O mau estado das contas externas mais uma vez reflete os grandes erros da política econômica. As exportações de produtos básicos e semimanufaturados somaram 60,2% da receita comercial acumulada nos sete meses. A participação dos manufaturados cresceu ligeiramente, de 36,8% para 37,5% (o resto da conta corresponde às chamadas operações especiais). Mais uma vez, portanto, o Brasil se caracterizou como fornecedor de commodities e pagou um preço pesado por isso. Pela média diária, houve redução de 1,6% na receita dos básicos e de 6% na de semimanufaturados.
Esse efeito foi particularmente sensível em julho, quando os preços de 12 das 22 principais commodities foram menores que os de um ano antes. Os valores desses bens são normalmente mais afetados pelas oscilações da demanda que os preços dos manufaturados. Mas a diplomacia comercial, ao desprezar acordos com os mercados mais desenvolvidos, tornou o Brasil mais dependente da América Latina para as vendas desses produtos.

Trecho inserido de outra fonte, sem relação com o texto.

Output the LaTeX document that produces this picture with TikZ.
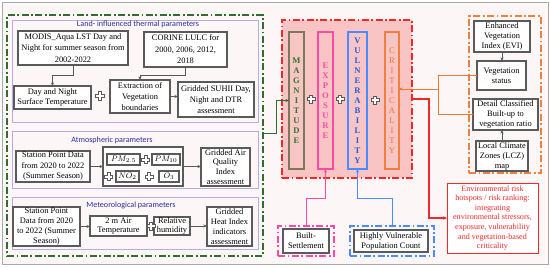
\documentclass[tikz,border=0pt]{standalone}
\usepackage{fontspec}
\setmainfont{Liberation Serif}
\newfontfamily\carlito{Carlito}
\usetikzlibrary{arrows.meta}
\definecolor{bgc}{HTML}{FCF6F6}
\definecolor{framec}{HTML}{A8A8A8}
\definecolor{panelc}{HTML}{B4AEDC}
\definecolor{titlec}{HTML}{2E2E9A}
\definecolor{boxc}{HTML}{5A5A5A}
\definecolor{greenc}{HTML}{2F6E2F}
\definecolor{redc}{HTML}{F02828}
\definecolor{redfill}{HTML}{F8C4C4}
\definecolor{magc}{HTML}{7A7A5A}
\definecolor{magt}{HTML}{2E7A2E}
\definecolor{expc}{HTML}{FF4AA5}
\definecolor{vulc}{HTML}{4A8CFF}
\definecolor{vult}{HTML}{1F5FE0}
\definecolor{crc}{HTML}{F08040}
\definecolor{orc}{HTML}{F07830}
\newcommand\bx[7]{\node[#6, minimum width={(#4-#2)*1pt}, minimum height={(#5-#3)*1pt}] (#1) at ({(#2+#4)/2},{(#3+#5)/2}) {#7};}
\tikzset{
  box/.style={draw=boxc, line width=1.2pt, fill=white, inner sep=0pt, outer sep=0pt, align=center, font=\fontsize{8.4}{10.5}\selectfont},
  panel/.style={draw=panelc, line width=0.9pt, fill=bgc, inner sep=0pt, outer sep=0pt},
  grp/.style={line width=1.4pt, inner sep=0pt, outer sep=0pt, dash pattern=on 7pt off 2.5pt on 1.8pt off 2.5pt},
  title/.style={text=titlec, font=\carlito\fontsize{8.1}{9}\selectfont, inner sep=0pt},
  conn/.style={draw=black!65, line width=0.6pt, -{Stealth[length=3.5pt,width=3pt]}},
  col/.style={line width=1.2pt, inner sep=0pt, outer sep=0pt, align=center, font=\bfseries\fontsize{8.6}{10}\selectfont},
  plussign/.pic={\draw[boxc, line width=0.7pt, fill=white] (-1.4,-4)--(1.4,-4)--(1.4,-1.4)--(4,-1.4)--(4,1.4)--(1.4,1.4)--(1.4,4)--(-1.4,4)--(-1.4,1.4)--(-4,1.4)--(-4,-1.4)--(-1.4,-1.4)--cycle;}
}
\begin{document}
\begin{tikzpicture}[x=1pt,y=-1pt]
\useasboundingbox (0,0) rectangle (550,268);
\fill[white] (0,0) rectangle (550,268);
\draw[framec, fill=bgc, line width=0.8pt] (2,2) rectangle (548,264);

% left group and panels
\bx{leftgrp}{7}{15}{263}{256}{grp, draw=greenc}{}
\bx{landp}{12}{20}{258}{122}{panel}{}
\bx{atmp}{12}{131}{258}{188}{panel}{}
\bx{metp}{12}{197}{258}{249}{panel}{}
\node[title] (landt) at (138,24) {Land- influenced thermal parameters};
\node[title] (atmt) at (112,140) {Atmospheric parameters};
\node[title] (mett) at (131,205) {Meteorological parameters};

% land
\bx{modis}{18}{31}{128}{65}{box, font=\fontsize{8.4}{11.5}\selectfont}{MODIS\_Aqua LST Day and\\Night for summer season from\\2002-2022}
\bx{corine}{144}{32}{227}{67}{box, font=\fontsize{8.4}{11.5}\selectfont}{CORINE LULC for\\2000, 2006, 2012,\\2018}
\bx{day}{14}{86}{91}{109}{box}{Day and Night\\Surface Temperature}
\bx{extr}{110}{80}{170}{113}{box, font=\fontsize{8.4}{11}\selectfont}{Extraction of\\Vegetation\\boundaries}
\bx{suhii}{178}{82}{254}{117}{box, font=\fontsize{8.4}{11}\selectfont}{Gridded SUHII Day,\\Night and DTR\\assessment}
\pic[scale=1.2] at (100,96) {plussign};
\draw[conn] (modis.south) -- ++(0,10) -| (day.north);
\draw[conn] (corine.south) -- ++(0,8) -| (extr.north);
\draw[conn] (extr.east) -- (extr.east -| suhii.west);

% atmospheric
\bx{sta}{16}{151}{90}{182}{box}{Station Point Data\\from 2020 to 2022\\(Summer Season)}
\bx{pmg}{103}{147}{183}{186}{box}{}
\bx{pm25}{107}{154}{140}{165}{box}{$PM_{2.5}$}
\bx{pm10}{152}{154}{180}{165}{box}{$PM_{10}$}
\bx{no2}{116}{171}{139}{182}{box}{$NO_2$}
\bx{o3}{159}{171}{179}{182}{box}{$O_3$}
\pic at (145.5,159.5) {plussign};
\pic at (108.5,176.5) {plussign};
\pic at (149,176.5) {plussign};
\bx{aqi}{201}{148}{250}{186}{box, font=\fontsize{8.4}{9.8}\selectfont}{Gridded Air\\Quality\\Index\\assessment}
\draw[conn] (sta.east) -- (pmg.west);
\draw[conn] (pmg.east) -- (pmg.east -| aqi.west);

% meteorological
\bx{st2}{13}{207}{80}{246}{box, font=\fontsize{8.4}{9.8}\selectfont}{Station Point\\Data from 2020\\to 2022 (Summer\\Season)}
\bx{air}{90}{216}{147}{236}{box, font=\fontsize{8.4}{9.5}\selectfont}{2 m Air\\Temperature}
\bx{rh}{154}{217}{190}{235}{box, font=\fontsize{8.4}{9.5}\selectfont}{Relative\\humidity}
\bx{hi}{207}{207}{252}{246}{box, font=\fontsize{8.4}{9.8}\selectfont}{Gridded\\Heat Index\\indicators\\assessment}
\pic at (151,226) {plussign};
\draw[conn] (st2.east) -- (st2.east -| air.west);
\draw[conn] (rh.east) -- (rh.east -| hi.west);

% central red group
\bx{redgrp}{282}{20}{412}{178}{grp, draw=redc, fill=redfill}{}
\bx{mag}{289}{32}{304}{169}{col, draw=magc, text=magt}{M\\A\\G\\N\\I\\T\\U\\D\\E}
\bx{expo}{318}{32}{333}{169}{col, draw=expc, text=expc}{E\\X\\P\\O\\S\\U\\R\\E}
\bx{vul}{348}{32}{367}{169}{col, draw=vulc, text=vult}{V\\U\\L\\N\\E\\R\\A\\B\\I\\L\\I\\T\\Y}
\bx{crit}{385}{32}{399}{169}{col, draw=crc, text=orc, font=\fontsize{8.6}{10}\selectfont}{C\\R\\I\\T\\I\\C\\A\\L\\I\\T\\Y}
\pic at (311,99) {plussign};
\pic at (340,99) {plussign};
\pic at (375,100) {plussign};

% green connector
\coordinate (g1) at (0,133);
\draw[greenc, line width=1pt, -{Stealth[length=3.5pt,width=3pt]}] (leftgrp.east |- g1) -- (276,133) |- (mag.west);

% right orange group
\bx{rgrp}{469}{16}{541}{173}{grp, draw=crc}{}
\bx{evi}{474}{21}{530}{52}{box, font=\fontsize{8.4}{10}\selectfont}{Enhanced\\Vegetation\\Index (EVI)}
\bx{veg}{477}{61}{526}{90}{box, font=\fontsize{8.4}{10}\selectfont}{Vegetation\\status}
\bx{det}{473}{99}{538}{130}{box, font=\fontsize{8.4}{10}\selectfont}{Detail Classified\\Built-up to\\vegetation ratio}
\bx{lcz}{476}{141}{528}{171}{box, font=\fontsize{8.4}{10}\selectfont}{Local Climate\\Zones (LCZ)\\map}
\draw[conn] (evi.south) -- (evi.south |- veg.north);
\draw[conn] (lcz.north) -- (lcz.north |- det.south);
\coordinate (J) at (438,89);
\draw[orc, line width=1pt] (veg.west) -| (J);
\draw[orc, line width=1pt] (det.west) -| (J);
\draw[orc, line width=1pt, -{Stealth[length=3.5pt,width=3pt]}] (J) -- (J -| crit.east);

% risk
\bx{risk}{447}{183}{538}{253}{box, draw=redc, line width=1pt, text=redc, font=\fontsize{8.1}{9.6}\selectfont}{Environmental risk\\hotspots / risk ranking:\\integrating\\environmental stressors,\\exposure, vulnerability\\and vegetation-based\\criticality}
\coordinate (r1) at (0,99);
\draw[redc, line width=1.4pt, -{Stealth[length=4pt,width=3.5pt]}] (redgrp.east |- r1) -- (429,99) |- (risk.west);

% bottom groups
\bx{bgrp}{278}{226}{334}{256}{grp, draw=expc}{}
\bx{built}{283}{229}{329}{253}{box, font=\fontsize{8.4}{10}\selectfont}{Built-\\Settlement}
\bx{hgrp}{350}{226}{434}{256}{grp, draw=vulc}{}
\bx{hv}{354}{230}{428}{252}{box, font=\fontsize{8.4}{10}\selectfont}{Highly Vulnerable\\Population Count}
\draw[expc, line width=1pt, -{Stealth[length=3.5pt,width=3pt]}] (bgrp.north) -- ++(0,-28) -| (expo.south);
\draw[vulc, line width=1pt, -{Stealth[length=3.5pt,width=3pt]}] (hgrp.north) -- ++(0,-28) -| (vul.south);
\end{tikzpicture}
\end{document}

Também na região os produtores chineses vêm tomando espaços dos brasileiros. Nada parece mais natural. Basta levar em conta a baixa qualidade dos acordos comerciais firmados até com os vizinhos e as condições de competição, minadas pelo encarecimento da produção, pelo alto custo do investimento e pelo ambiente - incluído o sistema de transportes - altamente desfavorável aos negócios. A atenção maior ao consumo que à produção afeta a balança comercial desde 2007, quando as importações começaram a crescer mais que as exportações.
Nem o aparente arrefecimento da inflação justifica maior otimismo. Com a piora das contas públicas, pressões inflacionárias continuarão forçando o Banco Central a manter juros elevados. Mudanças no cenário global complicam o quadro. A alta do dólar é mais um fator de elevação de preços e o financiamento externo tende a ficar mais difícil.
Enquanto isso, o cardápio da política econômica permanece quase invariável, com pequenas mudanças para pior. Enquanto ministros da área econômica encenam um corte de gastos de R$ 10 bilhões - tesourada no vento, na maior parte -, a presidente se dispõe a liberar R$ 6 bilhões para amansar uma base parlamentar indócil. A eleição continua dominando as atenções do governo, como se todo o resto, incluída uma economia de uns R$ 4,5 trilhões (cerca de US$ 2,2 trilhões), pudesse esperar.